Note that indexation only applies to the difference between the $1.6m TBC and the highest point of your account at any point between 1 July 2017 and 30 June 2021, not the value of your account at 30 June 2021. That is, if you made additional contributions after 1 October 2018 that increased your account to say $1,440,000, then indexation would apply to your unused cap of $160,000 (instead of $400,000), creating a TBC on 1 July 2021 of $1,610,000.
Indexation does not impact existing child death benefit beneficiaries. Child death benefit income streams commencing after 1 July 2021 will be entitled to the increment if the parent never had a transfer balance account or a proportion if the parent had a transfer balance account.
If you receive income from a capped defined benefit income stream and you are 60 years of age or more, or the income stream is from a death benefit where the member was over 60 at the time of death, then the defined benefit income cap will increase to $106,250 for most individuals. This will mean that the money your fund withholds from your income stream may change.
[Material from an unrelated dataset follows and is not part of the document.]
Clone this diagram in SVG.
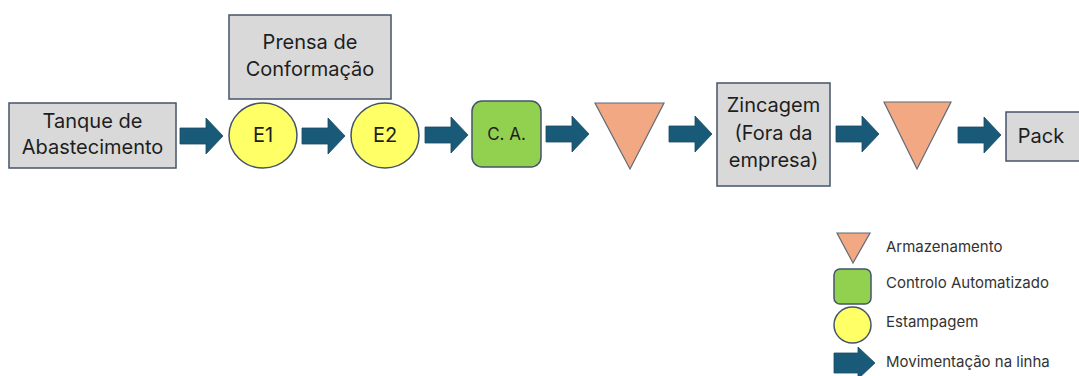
<svg xmlns="http://www.w3.org/2000/svg" width="1079" height="376" viewBox="0 0 1079 376">
  <defs>
    <style>
      .box { fill: #d9d9d9; stroke: #44546a; stroke-width: 1.5; }
      .stamp { fill: #ffff66; stroke: #44546a; stroke-width: 1.5; }
      .ctrl { fill: #92d050; stroke: #44546a; stroke-width: 1.5; }
      .store { fill: #f2a882; stroke: #5f6b78; stroke-width: 1.2; }
      .move { fill: #1a5a79; stroke: #1a4a62; stroke-width: 0.8; }
      .lbl { font-family: Inter, "Liberation Sans", Arial, sans-serif; font-size: 20px; fill: #1e1e1e; text-anchor: middle; }
      .small { font-size: 17px; }
      .leg { font-family: Inter, "Liberation Sans", Arial, sans-serif; font-size: 15px; fill: #333; }
    </style>
    <!-- block arrow, tip at (0,0), pointing right -->
    <path id="blockArrow" d="M-43,-8 L-17,-8 L-17,-18 L0,0 L-17,18 L-17,8 L-43,8 Z"/>
  </defs>

  <rect width="1079" height="376" fill="#ffffff"/>

  <!-- flow connectors -->
  <g id="connectors">
    <use href="#blockArrow" class="move" x="223" y="136"/>
    <use href="#blockArrow" class="move" x="345" y="136"/>
    <use href="#blockArrow" class="move" x="468" y="135"/>
    <use href="#blockArrow" class="move" x="589" y="134"/>
    <use href="#blockArrow" class="move" x="712" y="134"/>
    <use href="#blockArrow" class="move" x="879" y="134"/>
    <use href="#blockArrow" class="move" x="1001" y="135"/>
  </g>

  <g id="tanque">
    <rect class="box" x="9" y="103" width="167" height="65"/>
    <text class="lbl" x="92.5" y="128">Tanque de</text>
    <text class="lbl" x="92.5" y="154">Abastecimento</text>
  </g>

  <g id="prensa">
    <rect class="box" x="229" y="15" width="162" height="84"/>
    <text class="lbl" x="310" y="49">Prensa de</text>
    <text class="lbl" x="310" y="76">Conformação</text>
  </g>

  <g id="e1">
    <ellipse class="stamp" cx="263" cy="135.5" rx="34" ry="32.5"/>
    <text class="lbl" x="263" y="142">E1</text>
  </g>

  <g id="e2">
    <ellipse class="stamp" cx="385" cy="135.5" rx="34" ry="32.5"/>
    <text class="lbl" x="385" y="142">E2</text>
  </g>

  <g id="ca">
    <rect class="ctrl" x="472" y="101" width="69" height="66" rx="10"/>
    <text class="lbl small" x="506.5" y="140">C. A.</text>
  </g>

  <g id="armazem1">
    <polygon class="store" points="595,103 664,103 630,169"/>
  </g>

  <g id="zincagem">
    <rect class="box" x="717" y="83" width="113" height="103"/>
    <text class="lbl" x="773.5" y="112">Zincagem</text>
    <text class="lbl" x="773.5" y="140">(Fora da</text>
    <text class="lbl" x="773.5" y="167">empresa)</text>
  </g>

  <g id="armazem2">
    <polygon class="store" points="884,102 951,102 917,169"/>
  </g>

  <g id="pack">
    <rect class="box" x="1006" y="112" width="80" height="49"/>
    <text class="lbl" x="1041" y="143">Pack</text>
  </g>

  <!-- legend -->
  <g id="legend">
    <polygon class="store" points="837,233 870,233 853,263"/>
    <text class="leg" x="886" y="252">Armazenamento</text>
    <rect class="ctrl" x="834" y="269" width="37" height="35" rx="6"/>
    <text class="leg" x="886" y="288">Controlo Automatizado</text>
    <ellipse class="stamp" cx="852.5" cy="325" rx="18.5" ry="18"/>
    <text class="leg" x="886" y="327">Estampagem</text>
    <path class="move" d="M834,353 L858,353 L858,347 L875,363 L858,379 L858,373 L834,373 Z"/>
    <text class="leg" x="886" y="367">Movimentação na linha</text>
  </g>
</svg>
The amount you can contribute to super will increase
Indexation will increase the concessional and non-concessional contribution caps from 1 July 2021. These caps are indexed by average weekly ordinary time earnings (AWOTE).
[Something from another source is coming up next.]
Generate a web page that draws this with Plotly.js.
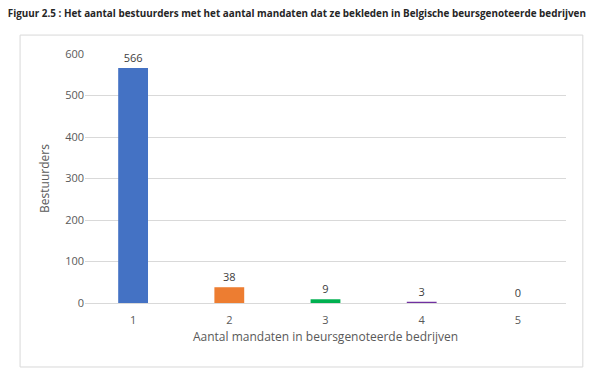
<!DOCTYPE html>
<html>
<head>
<meta charset="utf-8">
<script src="https://cdn.plot.ly/plotly-3.0.1.min.js"></script>
<style>html,body{margin:0;padding:0;background:#fff;}#chart{width:600px;height:384px;}</style>
</head>
<body>
<div id="chart"></div>
<script>
const categories = ["1", "2", "3", "4", "5"];
const values = [566, 38, 9, 3, 0];
const barColors = ["#4472C4", "#ED7D31", "#00B050", "#7030A0", "#A5A5A5"];
const yTicks = [0, 100, 200, 300, 400, 500, 600];

const trace = {
  type: "bar",
  x: categories,
  y: values,
  marker: {color: barColors},
  text: values.map(String),
  textposition: "outside",
  cliponaxis: false,
  textfont: {family: "Open Sans, sans-serif", size: 11, color: "#404040"},
  hoverinfo: "none"
};

const layout = {
  width: 600, height: 384,
  margin: {l: 85, r: 34, t: 54, b: 81},
  paper_bgcolor: "#ffffff",
  plot_bgcolor: "#ffffff",
  font: {family: "Open Sans, sans-serif", color: "#595959", size: 11},
  title: {
    text: "<b>Figuur 2.5 : Het aantal bestuurders met het aantal mandaten dat ze bekleden in Belgische beursgenoteerde bedrijven</b>",
    font: {family: "Open Sans, sans-serif", size: 9.9, color: "#262626"},
    x: 0.013, xanchor: "left", xref: "container",
    y: 0.964, yanchor: "middle", yref: "container"
  },
  bargap: 0.69,
  showlegend: false,
  xaxis: {
    type: "category",
    showgrid: false,
    showline: false,
    ticks: "outside",
    ticklen: 7,
    tickcolor: "rgba(0,0,0,0)",
    tickfont: {size: 11, color: "#595959"},
    title: {text: "Aantal mandaten in beursgenoteerde bedrijven", font: {size: 12, color: "#595959"}, standoff: 6}
  },
  yaxis: {
    range: [0, 600],
    tickvals: yTicks,
    showgrid: true,
    gridcolor: "#d9d9d9",
    zeroline: true,
    zerolinecolor: "#d9d9d9",
    showline: false,
    ticks: "",
    ticklen: 0,
    tickfont: {size: 11, color: "#595959"},
    title: {text: "Bestuurders", font: {size: 12, color: "#595959"}, standoff: 12}
  },
  shapes: [{
    type: "rect", xref: "paper", yref: "paper",
    x0: -0.135, x1: 1.035, y0: -0.257, y1: 1.076,
    line: {color: "#d9d9d9", width: 1}, fillcolor: "rgba(0,0,0,0)", layer: "below"
  }]
};

Plotly.newPlot("chart", [trace], layout, {displayModeBar: false, staticPlot: true});
</script>
</body>
</html>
|Cap||Current cap||Cap from 1 July 2021|
|Concessional contributions cap||$25,000||$27,500|
|Non-concessional contributions cap||$100,000||$110,000|
The bring forward rule
The bring forward rule enables you to contribute up to three years’ worth of non-concessional contributions in the one year. That is, from 1 July 2021, you could contribute up to $330,000 to your superannuation in one year. You can use the bring forward rule if you are 64 or younger on 1 July of the relevant financial year of the contribution and the contribution will not increase your total super balance by more than your transfer balance account cap.
If you utilised the bring forward rule in previous years, your non-concessional cap will not change. You will need to wait until your three years has expired before utilising the new cap limit.
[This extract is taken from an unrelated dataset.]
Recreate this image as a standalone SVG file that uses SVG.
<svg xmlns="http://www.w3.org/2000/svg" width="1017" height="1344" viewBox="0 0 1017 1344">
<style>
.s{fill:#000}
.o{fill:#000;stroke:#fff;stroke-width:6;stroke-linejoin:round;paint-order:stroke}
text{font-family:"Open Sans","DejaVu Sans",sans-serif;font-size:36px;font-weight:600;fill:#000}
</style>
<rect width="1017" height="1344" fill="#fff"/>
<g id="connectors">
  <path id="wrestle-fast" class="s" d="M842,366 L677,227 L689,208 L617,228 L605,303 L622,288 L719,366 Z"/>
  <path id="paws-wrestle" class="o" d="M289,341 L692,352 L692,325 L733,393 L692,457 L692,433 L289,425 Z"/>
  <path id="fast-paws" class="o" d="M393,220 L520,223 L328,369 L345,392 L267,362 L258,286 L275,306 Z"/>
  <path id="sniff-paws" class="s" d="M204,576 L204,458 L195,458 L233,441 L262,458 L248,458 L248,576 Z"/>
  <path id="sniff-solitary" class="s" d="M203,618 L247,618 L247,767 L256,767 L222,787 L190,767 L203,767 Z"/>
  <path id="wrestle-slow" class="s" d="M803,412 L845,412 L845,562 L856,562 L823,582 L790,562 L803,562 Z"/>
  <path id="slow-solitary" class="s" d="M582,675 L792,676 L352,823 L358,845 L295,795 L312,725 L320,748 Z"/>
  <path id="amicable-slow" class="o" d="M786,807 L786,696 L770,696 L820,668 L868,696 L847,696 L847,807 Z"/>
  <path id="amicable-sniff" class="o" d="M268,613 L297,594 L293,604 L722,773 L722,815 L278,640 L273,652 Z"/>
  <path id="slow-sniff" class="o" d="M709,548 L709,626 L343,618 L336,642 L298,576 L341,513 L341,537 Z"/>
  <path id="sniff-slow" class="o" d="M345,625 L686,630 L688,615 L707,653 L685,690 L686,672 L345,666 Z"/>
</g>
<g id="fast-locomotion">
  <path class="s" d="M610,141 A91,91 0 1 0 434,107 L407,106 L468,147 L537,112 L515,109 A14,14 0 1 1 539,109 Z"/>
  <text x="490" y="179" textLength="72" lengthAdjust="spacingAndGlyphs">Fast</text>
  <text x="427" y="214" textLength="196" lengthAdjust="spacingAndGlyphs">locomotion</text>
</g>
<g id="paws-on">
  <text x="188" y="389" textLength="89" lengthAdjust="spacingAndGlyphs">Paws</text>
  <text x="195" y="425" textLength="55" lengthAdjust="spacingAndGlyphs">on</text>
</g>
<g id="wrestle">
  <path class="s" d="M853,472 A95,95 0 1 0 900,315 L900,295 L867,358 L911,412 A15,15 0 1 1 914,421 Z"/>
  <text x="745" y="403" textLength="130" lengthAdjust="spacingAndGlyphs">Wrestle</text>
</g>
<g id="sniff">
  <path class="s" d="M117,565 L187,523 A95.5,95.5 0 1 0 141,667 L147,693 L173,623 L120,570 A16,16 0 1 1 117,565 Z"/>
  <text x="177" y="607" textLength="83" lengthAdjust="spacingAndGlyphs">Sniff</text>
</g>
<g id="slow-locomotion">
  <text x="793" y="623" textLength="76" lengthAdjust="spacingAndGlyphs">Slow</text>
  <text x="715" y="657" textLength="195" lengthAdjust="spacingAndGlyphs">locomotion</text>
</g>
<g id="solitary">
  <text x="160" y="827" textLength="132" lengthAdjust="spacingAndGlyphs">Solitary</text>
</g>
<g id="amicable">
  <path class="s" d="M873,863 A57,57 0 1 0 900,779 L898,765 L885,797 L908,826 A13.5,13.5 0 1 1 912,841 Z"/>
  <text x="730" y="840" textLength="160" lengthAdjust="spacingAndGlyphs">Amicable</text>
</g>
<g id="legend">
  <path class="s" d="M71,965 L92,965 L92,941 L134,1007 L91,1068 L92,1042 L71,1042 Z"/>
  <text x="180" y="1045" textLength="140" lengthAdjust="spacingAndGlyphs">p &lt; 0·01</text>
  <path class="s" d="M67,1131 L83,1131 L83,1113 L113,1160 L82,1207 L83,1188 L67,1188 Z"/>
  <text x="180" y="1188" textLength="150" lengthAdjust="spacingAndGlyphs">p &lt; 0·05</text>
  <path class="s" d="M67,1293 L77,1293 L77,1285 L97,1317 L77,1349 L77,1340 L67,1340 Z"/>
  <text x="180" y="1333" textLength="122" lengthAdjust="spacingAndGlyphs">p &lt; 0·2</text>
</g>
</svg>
|1 July 2017 – 30 June 2021||After 1 July 2021|
|Total Superannuation Balance (TSB)||Contribution and bring forward available||Total Superannuation Balance (TSB)||Contribution and bring forward available|
|Less than $1.4m||$300,000||Less than $1.48m||$330,000|
|$1.4m -$1.5m||$200,000||$1.48m – $1.59m||$220,000|
|$1.5m – $1.6m||$100,000||$1.59m – $1.7m||$110,000|
|Above $1.6m||Nil||Above $1.7m||Nil|
* excludes withdrawals made under the COVID 19 relief measures.
This document contains general advice only and is prepared without taking into account your particular objectives, financial circumstances and needs. The information provided is not a substitute for legal, tax and financial product advice. Before making any decision based on this information, you should speak to a licensed financial advisor who should assess its relevance to your individual circumstances. While The Field Group believes the information is accurate, no warranty is given as to its accuracy and persons who rely on this information do so at their own risk. The information provided in this bulletin is not considered financial product advice for the purposes of the corporations Act 2001.